◆ TASK INSTRUCTIONS: Without the pictures, output the lines of the material from the very first through the one that holds "const limits = [100,50];".

-- DATASET SECTION start --

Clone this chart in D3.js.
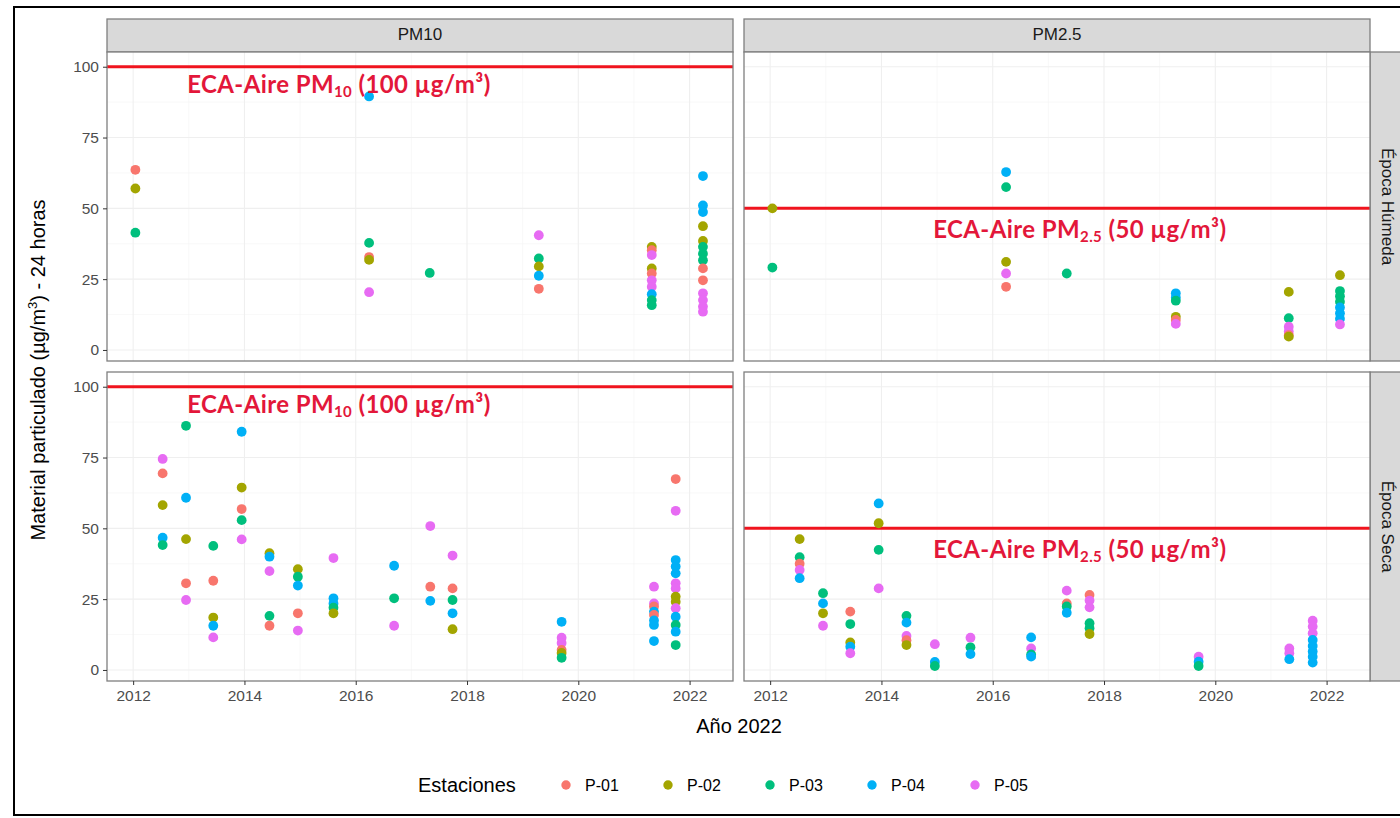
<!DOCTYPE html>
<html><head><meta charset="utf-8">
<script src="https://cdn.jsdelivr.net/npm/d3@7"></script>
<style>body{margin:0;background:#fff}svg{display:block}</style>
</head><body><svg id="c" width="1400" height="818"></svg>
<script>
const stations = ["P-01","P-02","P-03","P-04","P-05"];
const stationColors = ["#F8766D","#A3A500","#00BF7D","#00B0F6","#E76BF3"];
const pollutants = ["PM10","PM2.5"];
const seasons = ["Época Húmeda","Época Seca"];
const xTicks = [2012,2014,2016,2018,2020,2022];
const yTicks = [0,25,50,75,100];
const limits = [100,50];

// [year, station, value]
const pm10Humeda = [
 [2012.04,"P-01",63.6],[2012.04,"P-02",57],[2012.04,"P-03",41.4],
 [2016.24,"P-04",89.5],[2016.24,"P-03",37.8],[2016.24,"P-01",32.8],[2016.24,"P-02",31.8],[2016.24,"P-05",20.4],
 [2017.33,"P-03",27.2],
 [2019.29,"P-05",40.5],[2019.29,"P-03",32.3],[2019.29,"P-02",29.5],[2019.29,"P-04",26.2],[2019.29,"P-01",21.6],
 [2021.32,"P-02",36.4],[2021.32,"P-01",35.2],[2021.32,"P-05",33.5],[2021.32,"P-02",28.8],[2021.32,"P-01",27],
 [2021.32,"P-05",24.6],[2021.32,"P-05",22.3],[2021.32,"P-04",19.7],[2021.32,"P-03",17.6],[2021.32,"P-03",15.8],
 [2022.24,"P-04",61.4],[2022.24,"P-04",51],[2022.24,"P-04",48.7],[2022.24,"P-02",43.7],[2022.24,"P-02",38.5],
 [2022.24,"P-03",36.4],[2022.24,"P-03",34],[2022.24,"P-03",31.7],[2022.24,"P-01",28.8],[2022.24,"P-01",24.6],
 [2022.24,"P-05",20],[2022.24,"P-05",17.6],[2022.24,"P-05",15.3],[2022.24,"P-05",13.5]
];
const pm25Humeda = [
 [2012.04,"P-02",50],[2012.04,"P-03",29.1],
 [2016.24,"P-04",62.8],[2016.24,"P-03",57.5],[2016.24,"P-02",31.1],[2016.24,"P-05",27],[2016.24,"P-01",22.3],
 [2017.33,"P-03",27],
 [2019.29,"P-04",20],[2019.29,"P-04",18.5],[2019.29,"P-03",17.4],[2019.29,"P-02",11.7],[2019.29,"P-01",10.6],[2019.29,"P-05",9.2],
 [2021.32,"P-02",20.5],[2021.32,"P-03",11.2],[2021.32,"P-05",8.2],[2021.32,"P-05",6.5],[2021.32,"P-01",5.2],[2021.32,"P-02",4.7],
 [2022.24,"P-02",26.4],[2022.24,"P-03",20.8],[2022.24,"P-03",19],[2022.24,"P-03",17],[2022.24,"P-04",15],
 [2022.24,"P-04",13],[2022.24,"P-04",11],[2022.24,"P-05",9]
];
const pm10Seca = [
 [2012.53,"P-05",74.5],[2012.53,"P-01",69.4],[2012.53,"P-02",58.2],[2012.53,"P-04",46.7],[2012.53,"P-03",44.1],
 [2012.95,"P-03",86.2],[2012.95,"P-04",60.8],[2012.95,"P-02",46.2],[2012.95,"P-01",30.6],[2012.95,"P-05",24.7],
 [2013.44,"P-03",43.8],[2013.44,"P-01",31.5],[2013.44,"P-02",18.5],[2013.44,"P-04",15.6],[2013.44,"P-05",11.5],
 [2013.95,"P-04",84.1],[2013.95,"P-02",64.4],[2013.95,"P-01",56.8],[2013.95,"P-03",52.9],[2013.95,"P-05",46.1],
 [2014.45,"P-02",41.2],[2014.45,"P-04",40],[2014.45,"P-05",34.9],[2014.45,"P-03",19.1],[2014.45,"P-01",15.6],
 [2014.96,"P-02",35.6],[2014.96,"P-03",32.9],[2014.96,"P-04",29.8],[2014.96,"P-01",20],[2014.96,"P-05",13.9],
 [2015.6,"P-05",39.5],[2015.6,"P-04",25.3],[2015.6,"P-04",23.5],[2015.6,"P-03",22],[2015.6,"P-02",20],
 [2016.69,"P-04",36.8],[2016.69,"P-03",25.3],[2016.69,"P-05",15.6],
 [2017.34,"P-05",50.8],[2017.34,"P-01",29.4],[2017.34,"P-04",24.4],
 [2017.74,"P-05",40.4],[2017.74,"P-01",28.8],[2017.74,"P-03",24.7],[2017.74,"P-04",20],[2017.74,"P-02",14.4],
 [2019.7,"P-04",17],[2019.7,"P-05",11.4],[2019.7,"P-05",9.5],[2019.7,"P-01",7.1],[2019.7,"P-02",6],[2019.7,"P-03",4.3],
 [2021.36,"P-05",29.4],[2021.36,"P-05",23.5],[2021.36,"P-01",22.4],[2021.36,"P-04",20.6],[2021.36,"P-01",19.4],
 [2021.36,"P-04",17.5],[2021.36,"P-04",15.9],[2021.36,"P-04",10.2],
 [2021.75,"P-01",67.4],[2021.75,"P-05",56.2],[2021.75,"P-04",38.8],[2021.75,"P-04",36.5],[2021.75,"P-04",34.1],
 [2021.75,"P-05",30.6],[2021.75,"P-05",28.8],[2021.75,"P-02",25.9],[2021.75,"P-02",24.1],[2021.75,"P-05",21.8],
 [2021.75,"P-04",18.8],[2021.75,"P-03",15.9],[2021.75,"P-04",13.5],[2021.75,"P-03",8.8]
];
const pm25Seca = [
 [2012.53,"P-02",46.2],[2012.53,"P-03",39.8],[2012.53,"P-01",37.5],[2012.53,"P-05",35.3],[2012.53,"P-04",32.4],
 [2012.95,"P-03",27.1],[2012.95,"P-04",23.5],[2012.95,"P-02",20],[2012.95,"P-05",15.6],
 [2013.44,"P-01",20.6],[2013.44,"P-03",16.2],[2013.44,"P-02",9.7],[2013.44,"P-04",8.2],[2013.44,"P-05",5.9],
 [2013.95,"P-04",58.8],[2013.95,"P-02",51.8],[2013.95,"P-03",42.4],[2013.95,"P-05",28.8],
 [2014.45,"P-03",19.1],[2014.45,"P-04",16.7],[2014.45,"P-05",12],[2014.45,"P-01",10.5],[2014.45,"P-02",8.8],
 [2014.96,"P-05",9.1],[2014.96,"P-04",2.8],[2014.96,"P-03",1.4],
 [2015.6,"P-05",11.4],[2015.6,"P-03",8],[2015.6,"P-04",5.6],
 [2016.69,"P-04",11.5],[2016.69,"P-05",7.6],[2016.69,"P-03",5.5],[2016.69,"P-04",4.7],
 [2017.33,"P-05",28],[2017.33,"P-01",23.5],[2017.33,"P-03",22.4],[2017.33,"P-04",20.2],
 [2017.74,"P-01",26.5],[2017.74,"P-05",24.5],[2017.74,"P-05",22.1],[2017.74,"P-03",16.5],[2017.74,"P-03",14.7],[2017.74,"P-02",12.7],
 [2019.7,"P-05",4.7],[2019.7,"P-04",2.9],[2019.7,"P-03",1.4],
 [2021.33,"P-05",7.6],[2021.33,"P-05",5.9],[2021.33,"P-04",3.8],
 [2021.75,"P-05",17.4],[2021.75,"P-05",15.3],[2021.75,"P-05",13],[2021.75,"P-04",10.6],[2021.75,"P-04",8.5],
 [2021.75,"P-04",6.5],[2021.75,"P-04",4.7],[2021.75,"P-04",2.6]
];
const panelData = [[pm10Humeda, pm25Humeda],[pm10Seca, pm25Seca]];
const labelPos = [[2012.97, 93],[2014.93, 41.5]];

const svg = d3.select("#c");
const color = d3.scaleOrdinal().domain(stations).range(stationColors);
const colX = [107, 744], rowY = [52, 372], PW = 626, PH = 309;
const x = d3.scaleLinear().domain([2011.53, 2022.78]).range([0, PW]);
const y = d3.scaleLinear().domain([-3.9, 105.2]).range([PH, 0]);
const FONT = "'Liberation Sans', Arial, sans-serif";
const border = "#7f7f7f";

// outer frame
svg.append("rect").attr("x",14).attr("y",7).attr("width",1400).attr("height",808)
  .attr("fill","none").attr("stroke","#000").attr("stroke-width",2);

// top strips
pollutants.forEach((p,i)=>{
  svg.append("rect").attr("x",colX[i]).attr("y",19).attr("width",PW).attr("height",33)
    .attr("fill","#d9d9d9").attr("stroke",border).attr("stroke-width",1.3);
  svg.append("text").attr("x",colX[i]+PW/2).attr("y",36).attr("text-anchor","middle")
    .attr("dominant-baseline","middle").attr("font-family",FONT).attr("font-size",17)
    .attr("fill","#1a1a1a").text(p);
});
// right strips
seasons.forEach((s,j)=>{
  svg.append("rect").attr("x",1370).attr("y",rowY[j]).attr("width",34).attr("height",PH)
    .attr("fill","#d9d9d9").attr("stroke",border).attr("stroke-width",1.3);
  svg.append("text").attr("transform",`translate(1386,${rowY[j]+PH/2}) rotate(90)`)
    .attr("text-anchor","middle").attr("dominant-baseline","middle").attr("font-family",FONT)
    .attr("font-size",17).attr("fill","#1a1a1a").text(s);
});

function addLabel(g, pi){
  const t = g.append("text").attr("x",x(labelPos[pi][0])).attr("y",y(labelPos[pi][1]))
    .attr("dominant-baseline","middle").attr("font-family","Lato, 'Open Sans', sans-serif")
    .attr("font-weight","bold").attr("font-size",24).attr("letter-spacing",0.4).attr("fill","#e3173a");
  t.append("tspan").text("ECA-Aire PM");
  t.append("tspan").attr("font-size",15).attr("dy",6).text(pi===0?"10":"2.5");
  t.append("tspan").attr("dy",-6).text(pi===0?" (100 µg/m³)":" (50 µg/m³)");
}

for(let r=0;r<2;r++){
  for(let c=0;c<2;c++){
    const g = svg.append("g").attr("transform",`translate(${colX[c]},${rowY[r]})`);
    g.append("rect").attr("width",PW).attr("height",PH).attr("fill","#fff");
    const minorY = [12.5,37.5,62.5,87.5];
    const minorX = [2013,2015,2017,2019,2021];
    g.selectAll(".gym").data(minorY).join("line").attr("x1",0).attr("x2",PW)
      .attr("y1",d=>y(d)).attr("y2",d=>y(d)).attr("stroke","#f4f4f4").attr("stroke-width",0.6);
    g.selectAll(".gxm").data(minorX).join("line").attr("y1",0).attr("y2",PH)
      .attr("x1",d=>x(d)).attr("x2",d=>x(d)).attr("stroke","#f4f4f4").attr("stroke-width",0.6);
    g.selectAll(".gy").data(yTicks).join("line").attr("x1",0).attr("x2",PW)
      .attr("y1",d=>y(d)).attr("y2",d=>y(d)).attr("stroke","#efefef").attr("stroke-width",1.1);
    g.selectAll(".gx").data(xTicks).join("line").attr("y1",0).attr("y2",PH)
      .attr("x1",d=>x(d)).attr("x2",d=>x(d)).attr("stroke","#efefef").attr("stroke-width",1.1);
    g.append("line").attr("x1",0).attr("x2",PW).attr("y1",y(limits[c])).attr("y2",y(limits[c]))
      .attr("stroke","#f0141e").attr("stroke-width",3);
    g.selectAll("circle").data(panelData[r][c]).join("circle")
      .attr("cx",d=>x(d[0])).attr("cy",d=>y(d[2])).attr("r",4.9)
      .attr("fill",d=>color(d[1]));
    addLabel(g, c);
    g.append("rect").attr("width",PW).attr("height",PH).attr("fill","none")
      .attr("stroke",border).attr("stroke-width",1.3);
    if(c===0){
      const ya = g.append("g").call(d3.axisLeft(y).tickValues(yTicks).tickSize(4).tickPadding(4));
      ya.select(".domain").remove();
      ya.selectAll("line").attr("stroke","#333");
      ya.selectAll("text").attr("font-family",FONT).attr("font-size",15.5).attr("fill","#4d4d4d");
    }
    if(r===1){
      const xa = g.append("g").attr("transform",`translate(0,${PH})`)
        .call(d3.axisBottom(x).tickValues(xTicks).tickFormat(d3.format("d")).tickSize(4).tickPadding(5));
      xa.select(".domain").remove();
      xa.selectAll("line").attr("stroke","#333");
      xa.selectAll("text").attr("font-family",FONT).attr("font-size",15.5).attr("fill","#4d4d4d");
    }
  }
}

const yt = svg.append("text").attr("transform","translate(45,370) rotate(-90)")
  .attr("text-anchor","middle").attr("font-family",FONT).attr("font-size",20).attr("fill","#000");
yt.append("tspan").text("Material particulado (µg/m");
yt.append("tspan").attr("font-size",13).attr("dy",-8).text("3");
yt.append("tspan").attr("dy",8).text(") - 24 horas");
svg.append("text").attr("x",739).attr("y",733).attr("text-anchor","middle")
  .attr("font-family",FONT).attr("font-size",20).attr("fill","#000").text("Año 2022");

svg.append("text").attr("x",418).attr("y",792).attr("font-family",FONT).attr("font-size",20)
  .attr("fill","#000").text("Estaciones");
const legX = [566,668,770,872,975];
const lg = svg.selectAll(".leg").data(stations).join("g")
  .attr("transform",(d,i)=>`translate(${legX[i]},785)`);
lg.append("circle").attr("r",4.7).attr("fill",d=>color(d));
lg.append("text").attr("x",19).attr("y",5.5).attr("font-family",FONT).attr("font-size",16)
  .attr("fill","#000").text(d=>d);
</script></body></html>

-- DATASET SECTION end --

◆ TASK RESPONSE:
Clone this chart in D3.js.
<!DOCTYPE html>
<html><head><meta charset="utf-8">
<script src="https://cdn.jsdelivr.net/npm/d3@7"></script>
<style>body{margin:0;background:#fff}svg{display:block}</style>
</head><body><svg id="c" width="1400" height="818"></svg>
<script>
const stations = ["P-01","P-02","P-03","P-04","P-05"];
const stationColors = ["#F8766D","#A3A500","#00BF7D","#00B0F6","#E76BF3"];
const pollutants = ["PM10","PM2.5"];
const seasons = ["Época Húmeda","Época Seca"];
const xTicks = [2012,2014,2016,2018,2020,2022];
const yTicks = [0,25,50,75,100];
const limits = [100,50];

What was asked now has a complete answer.